Evaluating Performance Characteristics of the PMDK Persistent Memory Software Stack
Abstract
Society nowadays revolves more and more around data. Data Science, Machine Learning,
and Artificial Intelligence depend on large amounts of data to conduct research, and
train machine learning models and agents. With the ever increasing amount of data,
comes the need for faster storage. The quest for new storage devices has resulted in the
development of non-volatile memories, that run alongside conventional memory and are
directly accessible by the CPU, with large capacity of persistent storage. This new kind of
non-volatile memory is shifting storage technology in a new direction, triggering numerous
changes in the software stack on how we store and access data.
One such change is the addition of the direct access (DAX) extension for file systems.
It allows using these devices as efficient storage devices with file systems. DAX eliminates
obstacles that conventional file systems present to non-volatile memories. Another such
change is the development of the Persistent Memory Development Kit (PMDK), a software
infrastructure, consisting of a number of libraries and tools for using these devices as
memories.
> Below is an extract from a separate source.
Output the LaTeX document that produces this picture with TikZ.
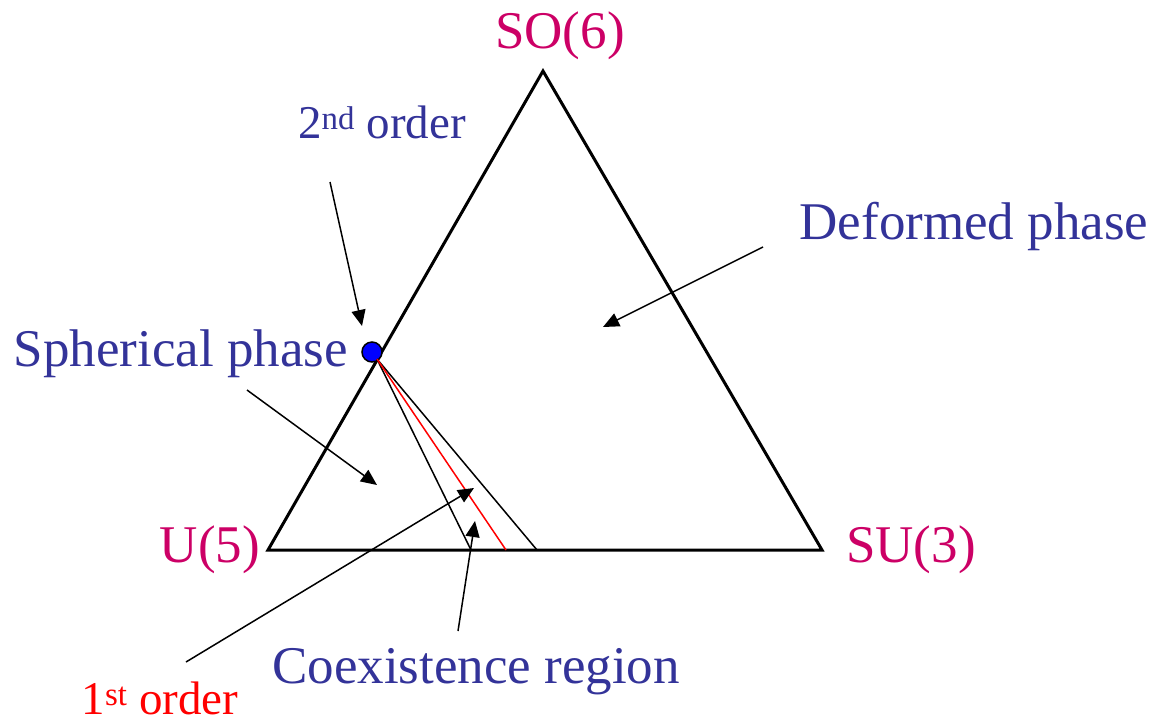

The PMDK provides libraries for using non-volatile memory in a persistent
way, maintaining data through power loss, and in a volatile way, losing data on power
loss.
We present an evaluation of the performance of the DAX extension, and provide one of
the first systematic studies analyzing PMDK software overheads. We conduct our study
using emulated non-volatile memory on DRAM, and all benchmarks we designed and
implemented, as well as function traces collected are open source. Our findings show that
DAX bypassing the page cache increases performance for I/O bandwidth by up to 32.85%,
showing that this new generation of file systems can outperform conventional file systems.
Additionally, we identify that the average cost of persistence with the PMDK is 3x higher
than volatile use, and provide guidelines for minimizing persistence software overheads.